Successful demonstration of behavioral activation therapy and risk reduction counseling for MSM with crystal methamphetamine abuse at risk for HIV infection

Published: July 18, 2010

Successful demonstration of behavioral activation therapy and risk reduction counseling for MSM with crystal methamphetamine abuse at risk for HIV infection

M. Mimiaga1,2, S. Reisner2,3, D. Pantalone2, C. O’Cleirigh1,2, K. Mayer2,4, S. Safren1,2

1Harvard Medical School/Massachusetts General Hospital, Boston, United States, 2Fenway Health, The Fenway Institute, Boston, United States, 3Harvard School of Public Health, Department of Society, Human Development and Health, Boston, United States, 4Brown Medical School/Miriam Hospital, Providence, United States

Background: Men-who-have-sex-with-men (MSM) represented 61% of incident HIV-infections diagnosed in the United States in 2007. The prevalence of crystal-methamphetamine (“meth”) use among MSM has been shown to be 20-times that of the general population, with an estimated 10-to-20% of MSM having used meth during sex in the past three-months. Meth abuse/dependence is a prevalent and treatment resistant-problem in MSM, and is highly associated with HIV sexual-risk-behavior and infection.

Methods: This study is of a novel treatment for meth addiction in MSM, incorporating 10-sessions of behavioral-activation-therapy (BAT) with HIV-risk-reduction-counseling (RR). BAT is a validated treatment of depression that involves re-learning how to engage in life by identifying and actively engaging pleasurable events. Seventeen participants completed an open phase pilot of the intervention.
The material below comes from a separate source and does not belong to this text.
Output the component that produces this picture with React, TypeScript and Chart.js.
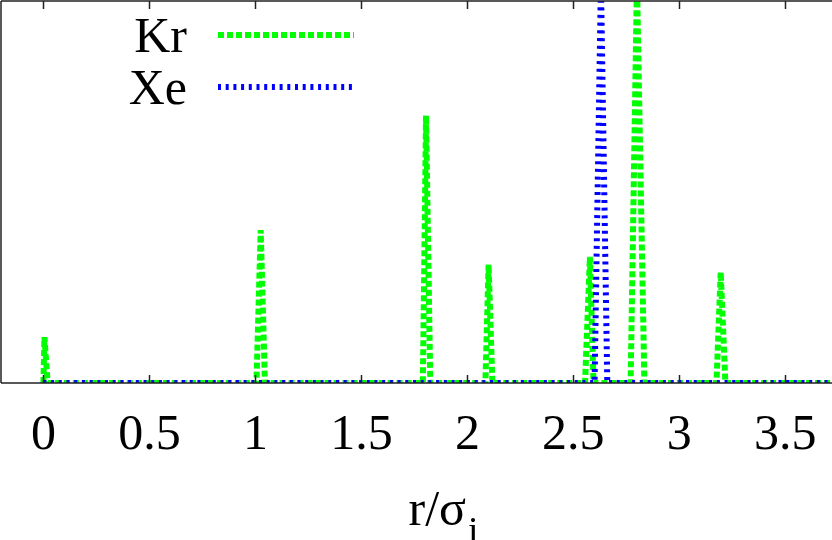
import React, { useEffect, useRef } from "react";
import { Chart, registerables } from "chart.js";

Chart.register(...registerables);

// ---- data ----
const SERIES_LABELS = ["Kr", "Xe"];
const KR_X = [0, 0.005, 0.02, 1.005, 1.025, 1.045, 1.79, 1.805, 1.825, 2.085, 2.1, 2.118, 2.555, 2.578, 2.595, 2.77, 2.8, 2.835, 3.175, 3.195, 3.217, 3.72];
const KR_Y = [0, 1.2, 0, 0, 4.0, 0, 0, 7.0, 0, 0, 3.1, 0, 0, 3.3, 0, 0, 10.5, 0, 0, 2.9, 0, 0];
const XE_X = [0, 2.6, 2.63, 2.66, 3.72];
const XE_Y = [0, 0, 10.5, 0, 0];
const X_TICKS = [0, 0.5, 1, 1.5, 2, 2.5, 3, 3.5];
const X_TICK_LABELS = ["0", "0.5", "1", "1.5", "2", "2.5", "3", "3.5"];
const X_MIN = -0.2;
const X_MAX = 3.72;
const Y_MIN = 0;
const Y_MAX = 10;
const X_TITLE = "r/σ";
const X_TITLE_SUB = "i";

const FONT = "'Liberation Serif', 'Times New Roman', serif";
const AXIS_COLOR = "#222222";

const framePlugin = {
  id: "frame",
  afterDatasetsDraw(chart: any) {
    const { ctx, chartArea: a, scales } = chart;
    const x = scales.x;
    ctx.save();
    ctx.strokeStyle = AXIS_COLOR;
    ctx.lineWidth = 1.5;
    ctx.setLineDash([]);
    ctx.beginPath();
    ctx.moveTo(a.left, a.top);
    ctx.lineTo(a.right, a.top);
    ctx.moveTo(a.left, a.top);
    ctx.lineTo(a.left, a.bottom);
    ctx.moveTo(a.left, a.bottom);
    ctx.lineTo(a.right, a.bottom);
    for (const v of X_TICKS) {
      const px = Math.round(x.getPixelForValue(v)) + 0.5;
      ctx.moveTo(px, a.top);
      ctx.lineTo(px, a.top + 8);
      ctx.moveTo(px, a.bottom);
      ctx.lineTo(px, a.bottom - 8);
    }
    ctx.stroke();
    ctx.restore();
  },
};

const legendTitlePlugin = {
  id: "legendTitle",
  afterDraw(chart: any) {
    const { ctx, chartArea: a } = chart;
    ctx.save();
    const rows = [
      { textBase: 52, lineY: 35 },
      { textBase: 104, lineY: 87 },
    ];
    chart.data.datasets.forEach((ds: any, i: number) => {
      const r = rows[i];
      ctx.font = `50px ${FONT}`;
      ctx.fillStyle = "#000";
      ctx.textAlign = "right";
      ctx.textBaseline = "alphabetic";
      ctx.fillText(ds.label, 187, r.textBase);
      ctx.strokeStyle = ds.borderColor;
      ctx.lineWidth = ds.borderWidth;
      ctx.setLineDash(ds.borderDash);
      ctx.lineCap = "butt";
      ctx.beginPath();
      ctx.moveTo(218, r.lineY);
      ctx.lineTo(354, r.lineY);
      ctx.stroke();
    });
    ctx.setLineDash([]);
    const cx = (a.left + a.right) / 2;
    ctx.font = `50px ${FONT}`;
    ctx.textAlign = "left";
    ctx.fillStyle = "#000";
    const startX = cx - 8;
    ctx.fillText(X_TITLE, startX, 525);
    const w = ctx.measureText(X_TITLE).width;
    ctx.font = `38px ${FONT}`;
    ctx.fillText(X_TITLE_SUB, startX + w + 2, 543);
    ctx.restore();
  },
};

export default function App() {
  const ref = useRef<HTMLCanvasElement | null>(null);
  useEffect(() => {
    document.body.style.margin = "0";
    const canvas = ref.current;
    if (!canvas) return;
    const kr = KR_X.map((x, i) => ({ x, y: KR_Y[i] }));
    const xe = XE_X.map((x, i) => ({ x, y: XE_Y[i] }));
    const chart = new Chart(canvas, {
      type: "line",
      data: {
        datasets: [
          {
            label: SERIES_LABELS[0],
            data: kr,
            borderColor: "#00ff00",
            borderWidth: 6,
            borderDash: [6, 3],
            pointRadius: 0,
            tension: 0,
            fill: false,
            order: 1,
          },
          {
            label: SERIES_LABELS[1],
            data: xe,
            borderColor: "#0000ff",
            borderWidth: 6,
            borderDash: [3, 4.7],
            pointRadius: 0,
            tension: 0,
            fill: false,
            order: 0,
          },
        ],
      },
      options: {
        responsive: false,
        animation: false,
        devicePixelRatio: 1,
        layout: { padding: { top: 1, left: 1, right: 0, bottom: 74 } },
        plugins: {
          legend: { display: false },
          tooltip: { enabled: false },
          title: { display: false },
        },
        scales: {
          x: {
            type: "linear",
            min: X_MIN,
            max: X_MAX,
            grid: { display: false, drawTicks: false },
            border: { display: false },
            afterBuildTicks: (scale: any) => {
              scale.ticks = X_TICKS.map((v) => ({ value: v }));
            },
            afterFit: (scale: any) => {
              scale.height = 83;
              scale.paddingLeft = 0;
              scale.paddingRight = 0;
            },
            ticks: {
              autoSkip: false,
              maxRotation: 0,
              padding: 23,
              color: "#000",
              font: { family: FONT, size: 50 },
              callback: (value: any) => {
                const idx = X_TICKS.indexOf(Number(value));
                return idx >= 0 ? X_TICK_LABELS[idx] : "";
              },
            },
          },
          y: {
            type: "linear",
            display: false,
            min: Y_MIN,
            max: Y_MAX,
          },
        },
      },
      plugins: [framePlugin, legendTitlePlugin],
    } as any);
    return () => chart.destroy();
  }, []);
  return (
    <div style={{ width: 832, height: 540, position: "relative" }}>
      <canvas ref={ref} width={832} height={540} style={{ display: "block" }} />
    </div>
  );
}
Primary outcomes are reductions in:

(1) sexual-risk-taking,
(2) meth-use, and
(3) depression.

Results: Participants’ mean age was 40 (SD=9.3), over 40% were ethnic/racial minorities, and each reported engaging in unprotected-anal-sex with a non-monogamous male-partner while using meth in the month prior to study enrollment. At the post-treatment-assessment (three-months), participants evidenced significantly reduced HIV sexual-acquisition risk-behavior [unprotected-anal-sex (within-person-change): -7.13 (7.0); p=0.01] and reduced meth use [episodes of meth use (within-person-change): -3.06 (3.1); p=0.002]?suggesting high effect size estimates. Participants also reported significant reductions in number of sex partners while using meth [-4.71 (5.3); p=0.001] and depressive symptoms (Montgomery-Åsberg-Depression-Rating-Scale) [-7.47 (12.0); p=0.02] post-treatment. The percent-change in the number of unprotected anal sex acts [0.75 (0.35)] and the number of distinct meth episodes [0.68 (0.39)] were high.
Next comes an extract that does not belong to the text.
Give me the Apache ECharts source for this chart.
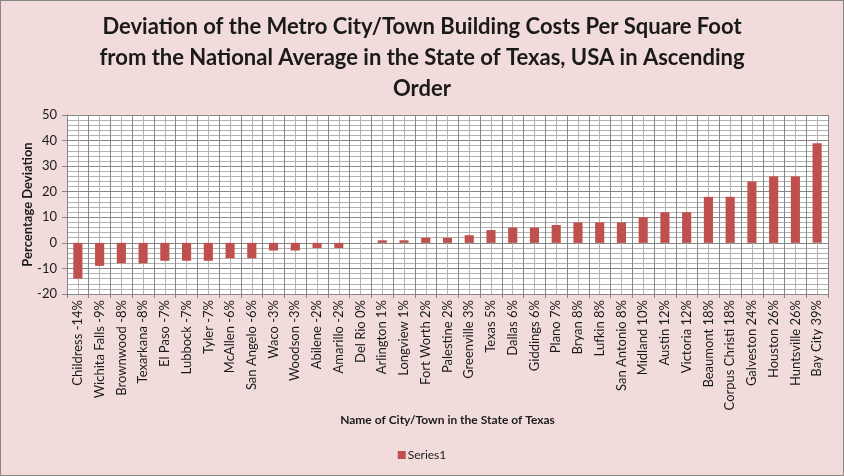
<!DOCTYPE html>
<html>
<head>
<meta charset="utf-8">
<script src="https://cdn.jsdelivr.net/npm/echarts@6/dist/echarts.min.js"></script>
<style>
  html, body { margin: 0; padding: 0; }
  #main { width: 842px; height: 474px; border: 1px solid #878787; background: #f2dcdb; }
</style>
</head>
<body>
<div id="main"></div>
<script>
// cities in ascending order of deviation
const cities = ['Childress', 'Wichita Falls', 'Brownwood', 'Texarkana', 'El Paso', 'Lubbock', 'Tyler',
  'McAllen', 'San Angelo', 'Waco', 'Woodson', 'Abilene', 'Amarillo', 'Del Rio', 'Arlington', 'Longview',
  'Fort Worth', 'Palestine', 'Greenville', 'Texas', 'Dallas', 'Giddings', 'Plano', 'Bryan', 'Lufkin',
  'San Antonio', 'Midland', 'Austin', 'Victoria', 'Beaumont', 'Corpus Christi', 'Galveston', 'Houston',
  'Huntsville', 'Bay City']
const deviation = [-14, -9, -8, -8, -7, -7, -7, -6, -6, -3, -3, -2, -2, 0, 1, 1, 2, 2, 3, 5, 6, 6, 7, 8, 8, 8,
  10, 12, 12, 18, 18, 24, 26, 26, 39]
const yTicks = { min: -20, max: 50, step: 10 }

const labels = cities.map((c, i) => c + ' ' + deviation[i] + '%')

const major = '#868686'
const minor = '#b2b2b2'
const font = 'Lato, "Open Sans", sans-serif'

var chartDom = document.getElementById('main');
var myChart = echarts.init(chartDom);
var option = {
  textStyle: { fontFamily: font },
  title: {
    text: 'Deviation of the Metro City/Town Building Costs Per Square Foot\nfrom the National Average in the State of Texas, USA in Ascending\nOrder',
    left: 'center',
    top: 5,
    textStyle: { fontFamily: font, fontSize: 22, fontWeight: 'bold', color: '#1a1a1a', lineHeight: 31 }
  },
  legend: {
    bottom: 9,
    left: 'center',
    icon: 'rect',
    itemWidth: 8,
    itemHeight: 8,
    itemGap: 4,
    textStyle: { fontFamily: font, fontSize: 12, color: '#1a1a1a', padding: [0, 0, 0, -3] },
    data: ['Series1']
  },
  grid: { left: 66, right: 15, top: 114, bottom: 181, backgroundColor: '#fff', show: true, borderWidth: 0, z: 0 },
  xAxis: [
    {
      type: 'category',
      data: labels,
      z: 1,
      name: 'Name of City/Town in the State of Texas',
      nameLocation: 'middle',
      nameGap: 120,
      nameMoveOverlap: false,
      nameTextStyle: { fontFamily: font, fontSize: 12, fontWeight: 'bold', color: '#1a1a1a' },
      axisLine: { onZero: false, lineStyle: { color: major } },
      axisTick: { show: true, length: 4, lineStyle: { color: major } },
      splitLine: { show: true, lineStyle: { color: major, width: 1 } },
      axisLabel: { rotate: 90, margin: 6, fontSize: 13, color: '#1a1a1a', fontFamily: font, interval: 0 }
    },
    {
      type: 'value',
      min: 0,
      max: cities.length,
      interval: 1,
      z: 1,
      position: 'top',
      axisLine: { show: false },
      axisTick: { show: false },
      axisLabel: { show: false },
      splitLine: { show: false },
      minorTick: { show: false, splitNumber: 2 },
      minorSplitLine: { show: true, lineStyle: { color: minor, width: 1 } }
    }
  ],
  yAxis: {
    type: 'value',
    min: yTicks.min,
    max: yTicks.max,
    interval: yTicks.step,
    z: 1,
    name: 'Percentage Deviation',
    nameLocation: 'middle',
    nameGap: 33,
    nameMoveOverlap: false,
    nameTextStyle: { fontFamily: font, fontSize: 13, fontWeight: 'bold', color: '#1a1a1a' },
    axisLine: { show: true, lineStyle: { color: major } },
    axisTick: { show: true, length: 5, lineStyle: { color: major } },
    axisLabel: { fontSize: 13, color: '#1a1a1a', fontFamily: font, margin: 10 },
    splitLine: { show: true, lineStyle: { color: major, width: 1 } },
    minorTick: { show: false, splitNumber: 5 },
    minorSplitLine: { show: true, lineStyle: { color: minor, width: 1 } }
  },
  series: [
    {
      name: 'Series1',
      type: 'bar',
      data: deviation,
      barWidth: '42%',
      itemStyle: { color: '#c0504d' },
      z: 10
    }
  ]
};
myChart.setOption(option);
</script>
</body>
</html>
Conclusions: BAT-RR appears to be an acceptable and feasible intervention for MSM with meth abuse/dependence who are at risk for HIV-infection. This preliminary evidence suggests that BAT-RR may well have the potential to effect significant reductions in both sexual-risk for HIV and meth use for MSM struggling with meth abuse/dependence, and worthy of efficacy testing in a randomized-controlled-trial.